The conference agreement also provides over $1 billion of additional funding for states to provide services for the unemployed.

Nearly half a billion dollars will be appropriated to states for reemployment services and reemployment and eligibility assessments.  As proposed in both the President’s American Jobs Act and the December House bill, these services will not only help the long-term unemployed who are receiving UI to get back to work more quickly, but will also help states to prevent UI overpayments and ensure that UI recipients receive the benefits they have earned.

The agreement also provides nearly half a billion dollars to temporarily finance state short-term compensation programs, also known as “work-share,” which give employers an alternative to laying off workers.  And it provides $30 million in grants to states that offer self-employment assistance programs to support long-term unemployed individuals who establish businesses.

In Case You Missed It…

February 17, 2012 at 4:44 pm

This week on Off the Charts, we focused on the federal budget and taxes, the economy, unemployment insurance (UI), state budgets and taxes, and health policy.

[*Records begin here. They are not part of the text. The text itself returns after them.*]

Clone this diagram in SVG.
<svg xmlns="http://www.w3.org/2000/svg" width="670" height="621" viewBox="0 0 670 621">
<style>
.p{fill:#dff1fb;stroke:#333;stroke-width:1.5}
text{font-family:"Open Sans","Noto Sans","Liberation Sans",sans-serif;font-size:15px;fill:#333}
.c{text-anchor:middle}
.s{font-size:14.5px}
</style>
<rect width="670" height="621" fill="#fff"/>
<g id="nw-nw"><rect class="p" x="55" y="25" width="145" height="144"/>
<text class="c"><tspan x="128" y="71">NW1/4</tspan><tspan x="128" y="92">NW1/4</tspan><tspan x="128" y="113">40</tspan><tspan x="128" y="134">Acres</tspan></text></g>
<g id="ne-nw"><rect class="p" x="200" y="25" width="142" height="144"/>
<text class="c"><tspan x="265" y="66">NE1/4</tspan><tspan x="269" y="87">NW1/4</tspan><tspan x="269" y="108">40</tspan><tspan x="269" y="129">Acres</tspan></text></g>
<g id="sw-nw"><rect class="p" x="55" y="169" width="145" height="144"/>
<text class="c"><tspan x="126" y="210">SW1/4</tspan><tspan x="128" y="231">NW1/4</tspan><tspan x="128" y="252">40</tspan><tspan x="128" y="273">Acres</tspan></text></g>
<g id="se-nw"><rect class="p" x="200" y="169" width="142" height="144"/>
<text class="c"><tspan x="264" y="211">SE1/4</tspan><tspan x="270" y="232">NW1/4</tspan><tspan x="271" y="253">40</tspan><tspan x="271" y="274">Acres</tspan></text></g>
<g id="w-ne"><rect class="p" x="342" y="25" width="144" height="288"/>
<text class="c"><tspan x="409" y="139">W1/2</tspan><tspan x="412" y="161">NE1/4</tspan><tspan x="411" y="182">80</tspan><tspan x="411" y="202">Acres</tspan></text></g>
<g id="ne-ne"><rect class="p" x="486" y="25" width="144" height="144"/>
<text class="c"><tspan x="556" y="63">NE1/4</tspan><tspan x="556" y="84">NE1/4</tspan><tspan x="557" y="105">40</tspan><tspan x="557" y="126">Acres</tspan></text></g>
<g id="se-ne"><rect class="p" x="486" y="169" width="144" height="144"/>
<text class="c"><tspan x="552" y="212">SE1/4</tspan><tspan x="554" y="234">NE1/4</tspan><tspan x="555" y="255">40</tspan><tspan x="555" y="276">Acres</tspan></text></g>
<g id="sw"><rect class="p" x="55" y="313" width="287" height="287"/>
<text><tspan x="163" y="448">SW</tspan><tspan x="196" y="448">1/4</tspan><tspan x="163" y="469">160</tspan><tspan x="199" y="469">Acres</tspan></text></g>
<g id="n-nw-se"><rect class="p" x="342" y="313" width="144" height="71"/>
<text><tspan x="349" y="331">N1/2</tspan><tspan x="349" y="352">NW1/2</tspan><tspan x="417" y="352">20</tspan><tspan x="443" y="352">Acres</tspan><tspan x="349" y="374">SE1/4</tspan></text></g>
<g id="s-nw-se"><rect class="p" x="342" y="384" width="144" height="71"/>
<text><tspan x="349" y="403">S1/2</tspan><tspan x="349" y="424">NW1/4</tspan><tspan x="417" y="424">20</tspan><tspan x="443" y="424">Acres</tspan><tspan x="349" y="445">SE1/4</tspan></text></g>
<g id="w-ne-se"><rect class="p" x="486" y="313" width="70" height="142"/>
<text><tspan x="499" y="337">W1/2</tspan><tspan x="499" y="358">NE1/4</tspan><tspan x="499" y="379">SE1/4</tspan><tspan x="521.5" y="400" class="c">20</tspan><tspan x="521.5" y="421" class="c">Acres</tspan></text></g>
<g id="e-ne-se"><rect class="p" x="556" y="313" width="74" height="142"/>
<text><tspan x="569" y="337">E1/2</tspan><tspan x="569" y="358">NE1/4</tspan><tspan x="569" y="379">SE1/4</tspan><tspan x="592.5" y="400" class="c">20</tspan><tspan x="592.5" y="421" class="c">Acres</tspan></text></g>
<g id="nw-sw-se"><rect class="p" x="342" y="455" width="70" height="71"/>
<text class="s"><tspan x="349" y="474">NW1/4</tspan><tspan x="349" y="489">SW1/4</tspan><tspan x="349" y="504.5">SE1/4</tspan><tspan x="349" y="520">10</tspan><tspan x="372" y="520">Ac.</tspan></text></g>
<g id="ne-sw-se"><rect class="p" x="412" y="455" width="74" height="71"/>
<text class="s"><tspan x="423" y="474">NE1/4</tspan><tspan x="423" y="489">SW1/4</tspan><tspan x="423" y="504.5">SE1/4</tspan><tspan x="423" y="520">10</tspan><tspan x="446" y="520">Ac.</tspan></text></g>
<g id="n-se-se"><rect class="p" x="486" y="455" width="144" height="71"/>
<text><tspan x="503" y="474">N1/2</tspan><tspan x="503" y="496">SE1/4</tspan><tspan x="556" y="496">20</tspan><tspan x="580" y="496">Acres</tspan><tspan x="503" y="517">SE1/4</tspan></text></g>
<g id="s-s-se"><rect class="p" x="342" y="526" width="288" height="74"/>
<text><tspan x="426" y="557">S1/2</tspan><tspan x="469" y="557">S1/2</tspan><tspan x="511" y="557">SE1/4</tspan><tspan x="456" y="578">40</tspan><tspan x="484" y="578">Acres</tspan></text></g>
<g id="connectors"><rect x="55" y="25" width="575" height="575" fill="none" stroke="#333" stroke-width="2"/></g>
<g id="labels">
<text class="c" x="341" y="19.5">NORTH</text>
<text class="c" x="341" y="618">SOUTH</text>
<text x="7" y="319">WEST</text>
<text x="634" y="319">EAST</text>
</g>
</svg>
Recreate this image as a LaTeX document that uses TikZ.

  • On the federal budget and taxes, we released Robert Greenstein’s statement on the President’s 2013 budget and highlighted our report explaining why one provision in it could lead to bigger cuts in domestic programs and smaller ones in defense programs than those already scheduled.

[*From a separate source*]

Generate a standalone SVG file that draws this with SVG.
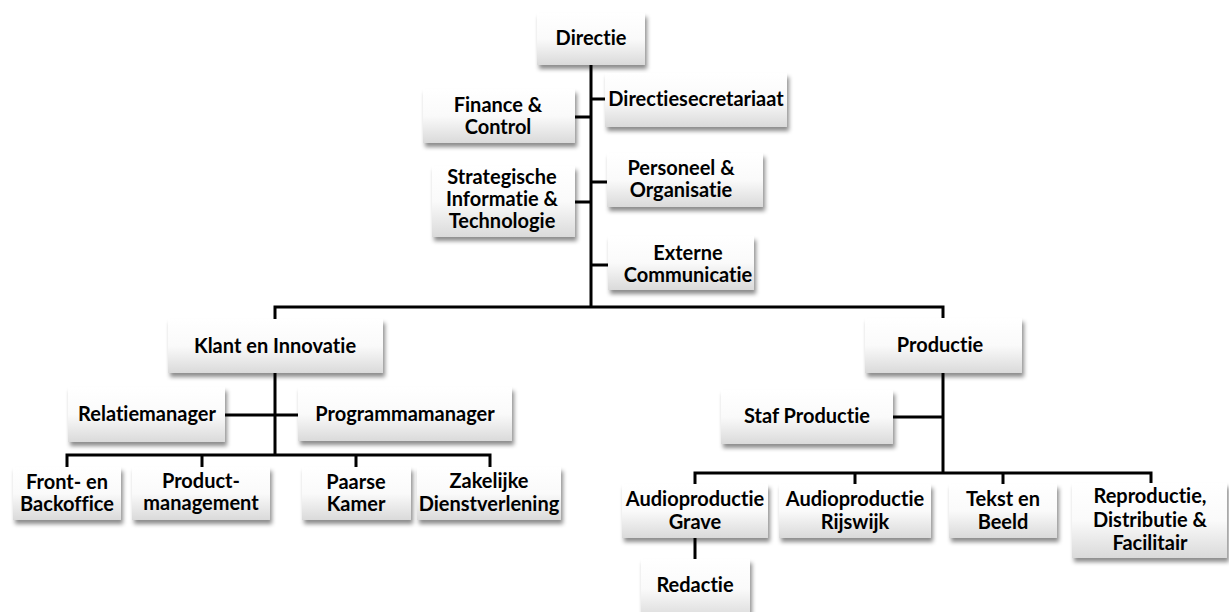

    Greenstein also showed that Senator Pat Toomey’s tax plan would raise taxes on people making under $200,000, despite his claim to the contrary.

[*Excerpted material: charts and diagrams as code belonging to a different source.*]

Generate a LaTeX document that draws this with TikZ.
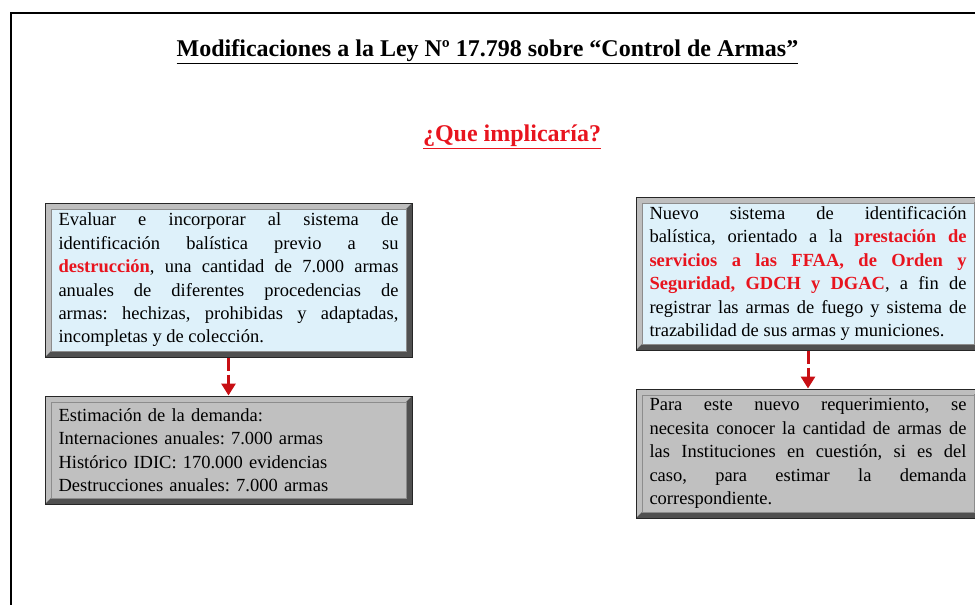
\documentclass[tikz,border=0pt]{standalone}
\usepackage{fontspec}
\setmainfont{Liberation Serif}
\usetikzlibrary{positioning,arrows.meta}
\frenchspacing

\definecolor{alertred}{RGB}{232,20,30}
\definecolor{arrowred}{RGB}{200,15,20}
\definecolor{facesky}{RGB}{222,241,250}
\definecolor{facegray}{RGB}{192,192,192}
\definecolor{bevellight}{RGB}{190,190,190}
\definecolor{beveldark}{RGB}{80,80,80}

\tikzset{
  bevelbox/.style={rectangle, draw=black!85, line width=1pt, inner xsep=13.5pt, inner ysep=6pt,
    font=\fontsize{18.5}{23.4}\selectfont, align=justify,
    path picture={
      \coordinate (bnw) at (path picture bounding box.north west);
      \coordinate (bse) at (path picture bounding box.south east);
      \fill[bevellight] (bnw) -- (bse |- bnw) -- ([shift={(-6pt,-6pt)}]bse |- bnw) -- ([shift={(6pt,-6pt)}]bnw)
        -- ([shift={(6pt,6pt)}]bnw |- bse) -- (bnw |- bse) -- cycle;
      \fill[beveldark] (bse) -- (bse |- bnw) -- ([shift={(-6pt,-6pt)}]bse |- bnw) -- ([shift={(-6pt,6pt)}]bse)
        -- ([shift={(6pt,6pt)}]bnw |- bse) -- (bnw |- bse) -- cycle;
      \draw[black!45, line width=0.4pt] ([shift={(6pt,-6pt)}]bnw) rectangle ([shift={(-6pt,6pt)}]bse);
    }},
  flowarrow/.style={arrowred, line width=3pt, dash pattern=on 13pt off 4pt, -{Triangle[length=12pt,width=14pt]}},
  heading/.style={font=\fontsize{24}{28}\selectfont\bfseries}
}
\newcommand{\redbold}[1]{{\bfseries\color{alertred}#1}}

\begin{document}
\begin{tikzpicture}[x=1pt, y=-1pt]
\useasboundingbox (0,0) rectangle (975,605);

% page frame
\draw[line width=2pt] (11,640) -- (11,13) -- (1000,13);

% headings
\node (titulo) [heading] at (487.5,52) {\underline{Modificaciones a la Ley Nº 17.798 sobre “Control de Armas”}};
\node (pregunta) [heading, text=alertred] at (512,137) {\underline{¿Que implicaría?}};

% left column
\node (evaluar) [bevelbox, fill=facesky, text width=340pt, minimum height=154pt] at (228.5,280) {Evaluar e incorporar al sistema de\linebreak identificación balística previo a su\linebreak \redbold{destrucción}, una cantidad de 7.000 armas\linebreak anuales de diferentes procedencias de\linebreak armas: hechizas, prohibidas y adaptadas,\linebreak incompletas y de colección.};

\node (estimacion) [bevelbox, fill=facegray, text width=340pt, minimum height=108pt, align=left, below=38pt of evaluar] {Estimación de la demanda:\\ Internaciones anuales: 7.000 armas\\ Histórico IDIC: 170.000 evidencias\\ Destrucciones anuales: 7.000 armas};

% right column
\node (nuevo) [bevelbox, fill=facesky, text width=317pt, minimum height=153pt] at (808,273.5) {Nuevo sistema de identificación\linebreak balística, orientado a la \redbold{prestación de\linebreak servicios a las FFAA, de Orden y\linebreak Seguridad, GDCH y DGAC}, a fin de\linebreak registrar las armas de fuego y sistema de\linebreak trazabilidad de sus armas y municiones.};

\node (requerimiento) [bevelbox, fill=facegray, text width=317pt, minimum height=129pt, below=38pt of nuevo] {Para este nuevo requerimiento, se\linebreak necesita conocer la cantidad de armas de\linebreak las Instituciones en cuestión, si es del\linebreak caso, para estimar la demanda\linebreak correspondiente.};

\draw[flowarrow] (evaluar) -- (estimacion);
\draw[flowarrow] (nuevo) -- (requerimiento);

\end{tikzpicture}
\end{document}
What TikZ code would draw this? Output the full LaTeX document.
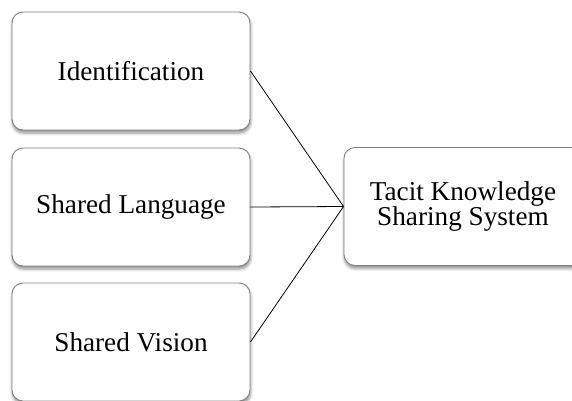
\documentclass[tikz,border=0pt]{standalone}
\usepackage{fontspec}
\setmainfont{Liberation Serif}
\usetikzlibrary{shadows.blur}
\begin{document}
\begin{tikzpicture}[x=1pt,y=-1pt,
  box/.style={draw=black!50, line width=0.9pt, fill=white, rounded corners=11pt,
    minimum width=238pt, minimum height=118pt, inner sep=0pt, align=center,
    font=\fontsize{27.2}{25}\selectfont,
    blur shadow={shadow xshift=0.5pt, shadow yshift=-3pt, shadow blur steps=6, shadow blur radius=3pt, shadow opacity=45}},
  link/.style={draw=black, line width=0.8pt}]
\useasboundingbox (0,0) rectangle (572,400);
\node[box] (ident) at (131,71) {Identification};
\node[box] (lang) at (131,207) {Shared Language};
\node[box] (vision) at (131,342) {Shared Vision};
\node[box] (tks) at (463,206.5) {Tacit Knowledge\\Sharing System};
\draw[link] (ident.east) -- (tks.west);
\draw[link] (lang.east) -- (tks.west);
\draw[link] (vision.east) -- (tks.west);
\end{tikzpicture}
\end{document}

    We updated our analysis of Governor Mitt Romney’s budget proposals, showing that they would require massive cuts in nondefense programs.

    Richard Kogan explained why discussions of deficit reduction need to take into account the steps that policymakers have already taken in this area.

  • On the economy, Chad Stone noted that, while harsh fiscal austerity in the United Kingdom stunted growth, stimulus measures in the United States helped stabilize the economy.
  • On UI, Chad Stone warned that failure to extend the federal emergency UI program would hurt jobless workers and the economy.

    Hannah Shaw explained that negotiations over continuing the program were the wrong venue for major UI reforms and showed why the resulting agreement was a good deal for the unemployed.

  • On state budgets and taxes, Phil Oliff noted that some governors’ proposals to raise education funding would still leave funding levels well below pre-recession levels, while Michael Leachman pointed out that scheduled cuts in federal education funding will add to schools’ troubles.

    Leachman also listed six reasons why requiring a supermajority vote to raise taxes is a bad idea, and Oliff praised a Maryland proposal to expand the Earned Income Tax Credit to help offset the impact of regressive tax increases.

    Erica Williams cited a new Kansas proposal as evidence that cutting taxes at all costs threatens to weaken a state’s economy.

    Michael Mazerov pointed out the benefits of broadening state sales taxes to cover more services.

  • On health policy, Paul Van de Water discounted arguments for repealing the Affordable Care Act’s excise tax on medical devices like surgical gloves and wheelchairs.

In other news this week, we released a statement on the impact of the President’s 2013 budget on the deficit and a report on the President’s proposal to eliminate separate funding caps for defense and nondefense programs.  We also released reports on state supermajority requirements for tax increases, why Congress should not repeal the excise tax on medical devices, estimating the revenue impact of taxing services, and the agreement to extend federal emergency UI.